With its over 250 prose and poetry narratives, biographies, and recipes, Rachel Rose has edited a timeless anthology,  Sustenance: Writers from BC and Beyond on the Subject of Food. Rose, named Vancouver’s poet laureate in 2014, wanted to produce during her tenure a book such as Sustenance,to “…engage those outside of the poetry community as much as those within it” (p. 13). To complete the project, she enlisted colleagues – gifted poets and teachers – to interact with people in Vancouver and elsewhere, to find the poetry and other narrative treasures that appear in the book.

Rose and colleagues were successful in finding a diverse array of authors – unpublished writers, grade-school students, well-known chefs, instructors and professors, émigré prize-winning essayists, grade-school teachers, college students, residential school survivors, writing fellows, and arts activists.

Rose envisioned the project as a contributor to social change – via its educational value, but also its financial significance. Contributors donated their honoraria to the BC Farmers Market Nutrition Coupon Program, which provides vouchers to low-income and refugee families in the province to procure local fresh produce.

The topics in the book are wildly varied – cooking in refugee kitchens, heating a pan of oysters, preparing mushy peas and carrots or chicken-foot soup, making golden sauces with honey and almonds, mixing slabs of crumbling cheese, fermenting fruit, stewing fava beans, cutting rockfish, enjoying sea-lion stew – as Rose wanted to build diverse tables, not walls so as to “…sit eye to eye in the sacred relationship of guest and host, mutually obliged and interdependent” (p. 13).

The introductory poem, “Cooking Lesson: Kebbeh” (excerpted) is respectfully humble and tender,

…Blend the mixture either in a machine that is not to be found in Canada, or with the hands.

Cook the meat separately, though in Aleppo we eat it raw.

Do you have any Canadian friends yet?
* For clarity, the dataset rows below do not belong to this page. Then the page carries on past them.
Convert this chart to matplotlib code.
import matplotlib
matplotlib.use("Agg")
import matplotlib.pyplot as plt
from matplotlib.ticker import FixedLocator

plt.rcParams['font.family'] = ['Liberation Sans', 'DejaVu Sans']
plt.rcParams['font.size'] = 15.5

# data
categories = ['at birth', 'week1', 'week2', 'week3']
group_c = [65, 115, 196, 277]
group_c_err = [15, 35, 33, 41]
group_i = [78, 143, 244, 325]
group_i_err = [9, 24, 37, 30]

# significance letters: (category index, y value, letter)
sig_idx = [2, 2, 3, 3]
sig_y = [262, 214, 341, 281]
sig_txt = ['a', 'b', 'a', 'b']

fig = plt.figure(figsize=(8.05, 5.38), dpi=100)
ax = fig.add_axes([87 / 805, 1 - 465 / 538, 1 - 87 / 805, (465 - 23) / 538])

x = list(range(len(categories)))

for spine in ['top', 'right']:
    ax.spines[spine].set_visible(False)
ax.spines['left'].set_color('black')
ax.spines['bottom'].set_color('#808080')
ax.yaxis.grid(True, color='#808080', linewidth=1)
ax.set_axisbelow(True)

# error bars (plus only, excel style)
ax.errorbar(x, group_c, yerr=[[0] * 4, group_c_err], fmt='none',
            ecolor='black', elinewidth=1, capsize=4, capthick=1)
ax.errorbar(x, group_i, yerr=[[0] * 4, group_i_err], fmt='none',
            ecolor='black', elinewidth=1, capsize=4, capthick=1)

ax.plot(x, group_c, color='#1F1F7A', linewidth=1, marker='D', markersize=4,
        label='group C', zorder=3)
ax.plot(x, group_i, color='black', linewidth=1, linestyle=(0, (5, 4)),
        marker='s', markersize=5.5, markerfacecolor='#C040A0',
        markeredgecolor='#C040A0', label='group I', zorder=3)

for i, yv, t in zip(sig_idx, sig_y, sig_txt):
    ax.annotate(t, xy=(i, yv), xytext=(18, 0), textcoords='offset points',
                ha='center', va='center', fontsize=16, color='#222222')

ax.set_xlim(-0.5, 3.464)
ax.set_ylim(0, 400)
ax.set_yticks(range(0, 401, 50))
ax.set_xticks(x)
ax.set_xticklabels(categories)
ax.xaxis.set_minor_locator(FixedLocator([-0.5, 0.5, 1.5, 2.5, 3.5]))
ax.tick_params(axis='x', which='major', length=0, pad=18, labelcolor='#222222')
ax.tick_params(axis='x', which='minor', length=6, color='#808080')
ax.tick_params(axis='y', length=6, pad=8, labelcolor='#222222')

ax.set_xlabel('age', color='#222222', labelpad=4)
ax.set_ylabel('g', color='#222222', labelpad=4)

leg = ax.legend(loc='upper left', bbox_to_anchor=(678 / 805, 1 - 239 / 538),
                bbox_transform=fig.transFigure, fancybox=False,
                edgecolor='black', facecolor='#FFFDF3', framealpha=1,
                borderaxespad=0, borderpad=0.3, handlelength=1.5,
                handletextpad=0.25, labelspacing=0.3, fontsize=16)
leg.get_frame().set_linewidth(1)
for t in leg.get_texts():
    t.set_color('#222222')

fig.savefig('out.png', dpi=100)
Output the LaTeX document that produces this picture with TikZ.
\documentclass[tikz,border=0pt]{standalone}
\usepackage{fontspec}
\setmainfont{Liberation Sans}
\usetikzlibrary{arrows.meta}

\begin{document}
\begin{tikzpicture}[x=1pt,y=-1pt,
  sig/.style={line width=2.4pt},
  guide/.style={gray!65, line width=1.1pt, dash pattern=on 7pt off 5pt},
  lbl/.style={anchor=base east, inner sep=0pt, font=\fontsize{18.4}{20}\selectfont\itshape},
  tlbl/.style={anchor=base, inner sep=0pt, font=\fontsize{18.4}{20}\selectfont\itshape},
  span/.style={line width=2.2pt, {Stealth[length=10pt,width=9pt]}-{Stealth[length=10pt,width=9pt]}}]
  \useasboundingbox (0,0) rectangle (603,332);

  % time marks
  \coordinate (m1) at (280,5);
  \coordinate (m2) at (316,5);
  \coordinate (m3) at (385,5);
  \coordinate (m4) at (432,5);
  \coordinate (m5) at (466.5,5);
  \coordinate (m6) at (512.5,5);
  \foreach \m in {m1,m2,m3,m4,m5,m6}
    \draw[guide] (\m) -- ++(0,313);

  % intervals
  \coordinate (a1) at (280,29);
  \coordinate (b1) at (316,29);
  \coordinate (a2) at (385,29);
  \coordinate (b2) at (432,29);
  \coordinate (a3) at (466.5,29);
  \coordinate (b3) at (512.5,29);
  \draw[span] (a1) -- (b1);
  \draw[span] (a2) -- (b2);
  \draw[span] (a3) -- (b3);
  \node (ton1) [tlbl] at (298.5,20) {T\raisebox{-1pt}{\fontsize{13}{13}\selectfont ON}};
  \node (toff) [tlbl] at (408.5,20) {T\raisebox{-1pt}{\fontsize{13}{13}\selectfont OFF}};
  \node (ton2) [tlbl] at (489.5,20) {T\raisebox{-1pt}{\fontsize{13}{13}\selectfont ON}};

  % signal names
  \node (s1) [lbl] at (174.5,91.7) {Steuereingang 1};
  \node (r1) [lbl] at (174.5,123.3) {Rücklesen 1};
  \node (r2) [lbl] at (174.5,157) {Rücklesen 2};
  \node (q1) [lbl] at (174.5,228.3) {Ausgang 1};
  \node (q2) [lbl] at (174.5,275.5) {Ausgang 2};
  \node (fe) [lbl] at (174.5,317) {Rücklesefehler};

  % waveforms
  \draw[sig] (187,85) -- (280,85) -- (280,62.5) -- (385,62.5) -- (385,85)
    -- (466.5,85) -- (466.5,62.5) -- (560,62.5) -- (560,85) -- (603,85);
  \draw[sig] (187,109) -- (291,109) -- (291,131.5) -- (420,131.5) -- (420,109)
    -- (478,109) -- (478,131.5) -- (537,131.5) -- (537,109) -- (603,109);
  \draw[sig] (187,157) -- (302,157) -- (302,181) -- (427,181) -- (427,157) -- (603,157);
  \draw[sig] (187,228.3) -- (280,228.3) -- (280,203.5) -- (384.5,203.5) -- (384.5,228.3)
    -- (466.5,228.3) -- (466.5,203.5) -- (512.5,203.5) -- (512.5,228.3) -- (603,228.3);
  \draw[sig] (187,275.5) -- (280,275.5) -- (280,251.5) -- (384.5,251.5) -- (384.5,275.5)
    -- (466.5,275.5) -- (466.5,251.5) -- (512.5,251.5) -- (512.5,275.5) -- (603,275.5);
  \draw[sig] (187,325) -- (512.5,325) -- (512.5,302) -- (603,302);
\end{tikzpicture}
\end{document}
I ask, and you both shake your heads.

            We came here as refugees; we will stay refugees

[pp. 17-18, attribution is given as Rachel Rose (Translated/Raed Al-Jishi)]

The poetry is beautifully visual, as in Diane Tucker’s “Oregano” (p. 132), “Oregano has overrun everything/Let your vision puddle and spread and you’ll see the little mistresses, the honeybees, waving…,” and political, as with T’uy’T’Tanat-Cecelia “Cease” Wyss’s “A Fish Camp Story from My Childhood” (pp 162-164), describing her mixed heritage and what that cost her parents in court hearings, defending their rights to cultural food fishing. The “recipes,” when written in prose, are quite remarkable, rendering unforgettable images, rather than merely instructions, as in Kathryn Alexander’s “Making Marmalade” (pp. 182-183), “…Stir the bitter stories/until they froth and rise like fruity lava/to set like jewels on a cold spoon.”

Rose, however, is cooking up more than food with this anthology. She acknowledges, “Words of pain and hope from within our fractured literary community sing on these pages, as we collectively struggle to find a way through our own complicated inheritances” (p. 13). Rose recognizes that she (and many of the contributors) lives and works in unceded homelands of First Nations people. Further, part of the motivation for the project comes from her profound experiences supporting refugee families. In Sustenance, Rose has succeeded in compiling the authors’ emotion-stirring prose around refugee themes, as with Terrie Hamazaki’s “Eggs” (pp. 111-112) or Claire Sicherman’s profound “Fragments” (p. 114), which describe her grandparents’ concentration camp experiences in vitally-important food bartering.

Sustenanceis a must-have book for any teacher, student, poet, or consumer of food. If, in fact, “food, art, and kindness can change the world,” as one writer (A.L. Carlson) writes in her bio (p. 57), then, Sustenanceshould do much to advance such change.

Publication Information

Sustenance: Writers from BC and Beyond on the Subject of Food 
Rachel Rose, editor
Vancouver, BC: Anvil Press, 2017. 256 pp. $25.00 paper.